A couple of days back, I was standing in the Express Checkout queue at a supermarket. When there was one person ahead of me and about 4 persons behind me, a person tried to jump the queue ahead of me without offering any explanation. Since he looked like an able-bodied man in his thirties, appeared to be alone (that is he was not accompanied by any elderly person, small child, pregnant woman or physically challenged person) and did not appear to be in any kind of emergency, I saw no reason to allow him to jump the queue. I put out my hand, thus blocking him, and stepped up to the counter. When he stood behind me, I was about to give him a piece of my mind, but I realized that there was not even a whisper of protest from any of the affected persons! I decided that, if the affected persons are not speaking up, why should I fight on their behalf?
I’ve had similar experiences a number of times in the past at various supermarkets and almost every time I’ve had to book a Platform Ticket at a railway station. Only 1 or 2 of the affected persons speak up, while the rest just remain silent.
On a couple of occasions, when I had been offered preferential treatment at banks, I had turned down the offer and had politely asked the bank employee to attend to customers according to their place in the queue.
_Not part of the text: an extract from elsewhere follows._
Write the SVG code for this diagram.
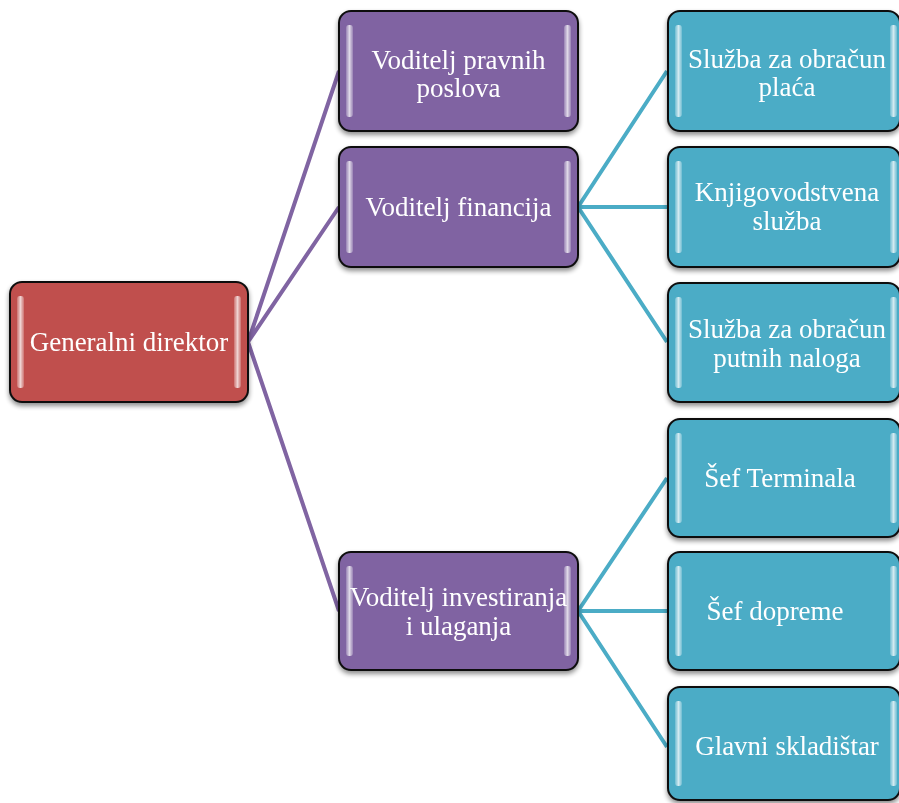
<svg xmlns="http://www.w3.org/2000/svg" width="899" height="803" viewBox="0 0 899 803">
<defs>
<filter id="sh" x="-10%" y="-10%" width="120%" height="130%">
<feGaussianBlur in="SourceAlpha" stdDeviation="2.5"/>
<feOffset dx="0" dy="3" result="b"/>
<feComponentTransfer><feFuncA type="linear" slope="0.45"/></feComponentTransfer>
<feMerge><feMergeNode/><feMergeNode in="SourceGraphic"/></feMerge>
</filter>
<linearGradient id="gl" x1="0" y1="0" x2="1" y2="0">
<stop offset="0" stop-color="#fff" stop-opacity="0.2"/>
<stop offset="0.5" stop-color="#fff" stop-opacity="0.75"/>
<stop offset="1" stop-color="#fff" stop-opacity="0.2"/>
</linearGradient>
</defs>
<style>
.box{stroke:#111;stroke-width:2}
.red{fill:#C0504D}
.pur{fill:#8064A2}
.teal{fill:#4BACC6}
.hl{fill:url(#gl)}
.t{font-family:"Liberation Serif","Times New Roman",serif;font-size:27px;fill:#fff;text-anchor:middle}
.cp{stroke:#8064A2;stroke-width:4;fill:none}
.ct{stroke:#4BACC6;stroke-width:4;fill:none}
</style>
<g id="connectors">
<path class="cp" d="M248 342 L339 71 M248 342 L339 207 M248 342 L339 611"/>
<path class="ct" d="M578 207 L667 71 M578 207 L667 207 M578 207 L667 342 M578 611 L667 478 M578 611 L667 611 M578 611 L667 747"/>
</g>
<g id="n-generalni" filter="url(#sh)">
<rect class="box red" x="10" y="282" width="238" height="120" rx="12"/>
<rect class="hl" x="17" y="296" width="7" height="92" rx="3"/>
<rect class="hl" x="234" y="296" width="7" height="92" rx="3"/>
<text class="t" x="129" y="351">Generalni direktor</text>
</g>
<g id="n-pravni" filter="url(#sh)">
<rect class="box pur" x="339" y="11" width="239" height="120" rx="12"/>
<rect class="hl" x="346" y="25" width="7" height="92" rx="3"/>
<rect class="hl" x="564" y="25" width="7" height="92" rx="3"/>
<text class="t" x="458.5" y="69">Voditelj pravnih</text>
<text class="t" x="458.5" y="97">poslova</text>
</g>
<g id="n-financija" filter="url(#sh)">
<rect class="box pur" x="339" y="147" width="239" height="120" rx="12"/>
<rect class="hl" x="346" y="161" width="7" height="92" rx="3"/>
<rect class="hl" x="564" y="161" width="7" height="92" rx="3"/>
<text class="t" x="458.5" y="216">Voditelj financija</text>
</g>
<g id="n-investiranja" filter="url(#sh)">
<rect class="box pur" x="339" y="552" width="239" height="118" rx="12"/>
<rect class="hl" x="346" y="566" width="7" height="90" rx="3"/>
<rect class="hl" x="564" y="566" width="7" height="90" rx="3"/>
<text class="t" x="458.5" y="606">Voditelj investiranja</text>
<text class="t" x="458.5" y="635">i ulaganja</text>
</g>
<g id="n-place" filter="url(#sh)">
<rect class="box teal" x="668" y="11" width="232" height="120" rx="12"/>
<rect class="hl" x="675" y="25" width="7" height="92" rx="3"/>
<rect class="hl" x="890" y="25" width="7" height="92" rx="3"/>
<text class="t" x="787" y="68">Služba za obračun</text>
<text class="t" x="787" y="96">plaća</text>
</g>
<g id="n-knjigovodstvena" filter="url(#sh)">
<rect class="box teal" x="668" y="147" width="232" height="120" rx="12"/>
<rect class="hl" x="675" y="161" width="7" height="92" rx="3"/>
<rect class="hl" x="890" y="161" width="7" height="92" rx="3"/>
<text class="t" x="787" y="201">Knjigovodstvena</text>
<text class="t" x="787" y="230">služba</text>
</g>
<g id="n-putni" filter="url(#sh)">
<rect class="box teal" x="668" y="283" width="232" height="119" rx="12"/>
<rect class="hl" x="675" y="297" width="7" height="91" rx="3"/>
<rect class="hl" x="890" y="297" width="7" height="91" rx="3"/>
<text class="t" x="787" y="338">Služba za obračun</text>
<text class="t" x="787" y="367">putnih naloga</text>
</g>
<g id="n-terminal" filter="url(#sh)">
<rect class="box teal" x="668" y="419" width="232" height="118" rx="12"/>
<rect class="hl" x="675" y="433" width="7" height="90" rx="3"/>
<rect class="hl" x="890" y="433" width="7" height="90" rx="3"/>
<text class="t" x="780" y="487">Šef Terminala</text>
</g>
<g id="n-doprema" filter="url(#sh)">
<rect class="box teal" x="668" y="552" width="232" height="118" rx="12"/>
<rect class="hl" x="675" y="566" width="7" height="90" rx="3"/>
<rect class="hl" x="890" y="566" width="7" height="90" rx="3"/>
<text class="t" x="775" y="620">Šef dopreme</text>
</g>
<g id="n-skladistar" filter="url(#sh)">
<rect class="box teal" x="668" y="687" width="232" height="113" rx="12"/>
<rect class="hl" x="675" y="701" width="7" height="85" rx="3"/>
<rect class="hl" x="890" y="701" width="7" height="85" rx="3"/>
<text class="t" x="787" y="755">Glavni skladištar</text>
</g>
</svg>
On those occasions also, the customers who were being bypassed did not speak up, but chose to remain silent.
In all these instances, the affected persons are fully aware that queue-jumping is taking place. Most of them complain about it in private. Yet, very few of them speak up. It must be noted here that the persons jumping the queue are common persons who, for reasons best known to themselves, think that their time is more valuable than that of the people standing in the queue.
Many people quietly tolerate high-handed behaviour from politicians, policemen, well-known persons, taxi/auto drivers, rowdies or any person who is perceived as being powerful and/or well-connected and/or uncouth. The reasoning is that protesting against such persons may invite a reaction that is worse than the original misbehaviour. I don’t agree with this reasoning, but I can understand a common person’s feeling of insecurity in the presence of people who are generally perceived to be powerful and/or well-connected and/or uncouth.
But, why do people tolerate high-handed behaviour from common persons who, until proved otherwise, are not powerful, well-connected or uncouth? Perhaps they assume that, if a person behaves in a high-handed manner, that person must be powerful and/or well-connected and/or uncouth, and that protesting against such a person may invite a reaction that is worse than the original misbehaviour.
I have seen that most instances of misbehaviour like queue-jumping can be prevented if just one person protests. In some instances, it is necessary for a few persons to protest, maybe rather forcefully. Yet, most people prefer to suffer in silence or, to quote Nagesh Kini in his Guest Post, “wait for an opportunity to shoot from others’ shoulders even for their own problems.”
If we value our rights, we must learn to protect them ourselves. If we are not willing to protect our own rights, we have no right to complain when these rights are trampled upon.